As Mrs. Pasco drew a melancholy sigh of self importance, & began to enumerate the many troubles which had visited her of late, we hastily remembered that we had already stayed too long. The catalogue threatened to be exhaustive. The good Pasco presented us each with little bouquets which he had picked from his garden, & offered to "pilot" us, "if I may have my joke" to his daughters house.

The outline of these Bays suggests that nature has a certain meditated felicity on occasion, & she appeals to one with a peculiar force when she thus appears to fashion her materials consciously.

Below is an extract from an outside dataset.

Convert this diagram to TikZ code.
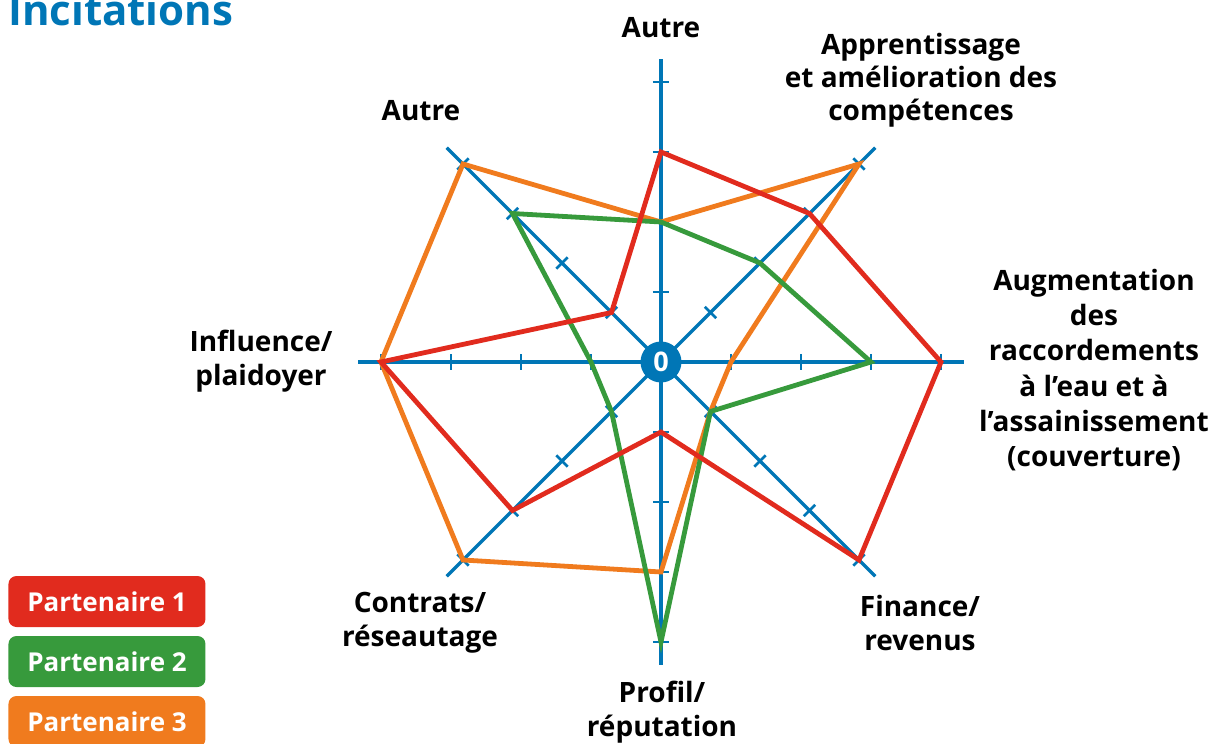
\documentclass[tikz,border=0pt]{standalone}
\usepackage{fontspec}
\setmainfont{Open Sans}
\usetikzlibrary{calc}
\definecolor{axblue}{HTML}{0076B6}
\definecolor{pred}{HTML}{E12B1E}
\definecolor{pgreen}{HTML}{379A3C}
\definecolor{porange}{HTML}{F07B1E}
\begin{document}
\begin{tikzpicture}[x=1pt,y=1pt,
 axis/.style={draw=axblue,line width=3.4pt},
 tickmark/.style={draw=axblue,line width=2.8pt},
 series/.style={line width=4.8pt,line join=miter},
 lbl/.style={font=\fontsize{28}{34}\selectfont\bfseries,align=center,text=black,inner sep=0pt},
 legend/.style={fill=#1,rounded corners=8pt,minimum width=197pt,minimum height=51pt,text=white,font=\fontsize{26}{30}\selectfont\bfseries,inner sep=0pt}]
\useasboundingbox (-661,-382) rectangle (552,362);
\coordinate (O) at (0,0);
% axes
\foreach \a [count=\i] in {90,45,0,-45,-90,-135,180,135}{
  \coordinate (E\i) at (\a:303);
  \draw[axis] (O) -- (E\i);
  \foreach \r in {1,2,3,4}{
    \draw[tickmark] ($(O)+(\a:\r*70)+(\a+90:8)$) -- ($(O)+(\a:\r*70)+(\a-90:8)$);
  }
}
% data points
\foreach \v [count=\i] in {3,3,4,4,1,3,4,1}{\coordinate (R\i) at ({135-45*\i}:{\v*70});}
\foreach \v [count=\i] in {2,2,3,1,4,1,1,3}{\coordinate (G\i) at ({135-45*\i}:{\v*70});}
\foreach \v [count=\i] in {2,4,1,1,3,4,4,4}{\coordinate (P\i) at ({135-45*\i}:{\v*70});}
\draw[series,porange] (P1) -- (P2) -- (P3) -- (P4) -- (P5) -- (P6) -- (P7) -- (P8) -- cycle;
\draw[series,pgreen] (G1) -- (G2) -- (G3) -- (G4) -- (G5) -- (G6) -- (G7) -- (G8) -- cycle;
\draw[series,pred] (R1) -- (R2) -- (R3) -- (R4) -- (R5) -- (R6) -- (R7) -- (R8) -- cycle;
% centre
\node[circle,fill=axblue,minimum size=41pt,inner sep=0pt,text=white,font=\fontsize{27}{30}\selectfont\bfseries] (C) at (O) {0};
% labels
\node[lbl] (lAutreN) at (0,334) {Autre};
\node[lbl,font=\fontsize{28}{33}\selectfont\bfseries] (lApp) at (260,282) {Apprentissage\\et amélioration des\\compétences};
\node[lbl,font=\fontsize{28}{35.2}\selectfont\bfseries] (lAug) at (433,-8) {Augmentation\\des\\raccordements\\à l’eau et à\\l’assainissement\\(couverture)};
\node[lbl] (lFin) at (259,-261) {Finance/\\revenus};
\node[lbl] (lProf) at (1,-350) {Profil/\\réputation};
\node[lbl] (lCont) at (-241,-261) {Contrats/\\réseautage};
\node[lbl] (lInf) at (-400,1) {Influence/\\plaidoyer};
\node[lbl] (lAutreNW) at (-240,251) {Autre};
% title
\node[anchor=base west,font=\fontsize{42}{46}\selectfont\bfseries,text=axblue,inner sep=0pt] (title) at (-653,336) {Incitations};
% legend
\node[legend=pred] (leg1) at (-554,-239.5) {Partenaire 1};
\node[legend=pgreen] (leg2) at (-554,-299.5) {Partenaire 2};
\node[legend=porange] (leg3) at (-554,-359.5) {Partenaire 3};
\end{tikzpicture}
\end{document}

The impetuous sweep of the large bay, curving round so that it half completes the circle, gives one an impression of beautifully curbed vitality; again in hollowing the three smaller bays in the flank of the large one she must, one would think, have had an eye to the fair proportion of the whole. They do not interfere with the single large impression; but they add something original; & unexpected. She seems to have perfect facility in describing these spirited & graceful lines. The third of the bays, Lelant Bay, is in some respects the loveliest of the three. It makes the rounded corner of the large Bay; but the sweep of white sands is intersected by the Hayle river, which draws a blue line down to the sea. At low tide the course of the stream is marked by certain stakes, driven in at irregular intervals. They look curiously bare & desolate for some reason, a perch for white sea birds, & strike the distinct note, it seems, of Lelant bay. At ebb tide in the evening the stretch of the sands here is vast & melancholy; the waves spread themselves one over lapping the other in thin fan shaped layers of water; so shallow that the break of the wave is hardly more than a ripple. The slope of the beach gleams as though laid with a film of mother o' pearl where the sea has been, & a row of sea gulls sits on the skirts of the repeating wave. The pallor of the sandhills makes the scene yet more ghostly, but the beautiful sights are often melancholy & very lonely.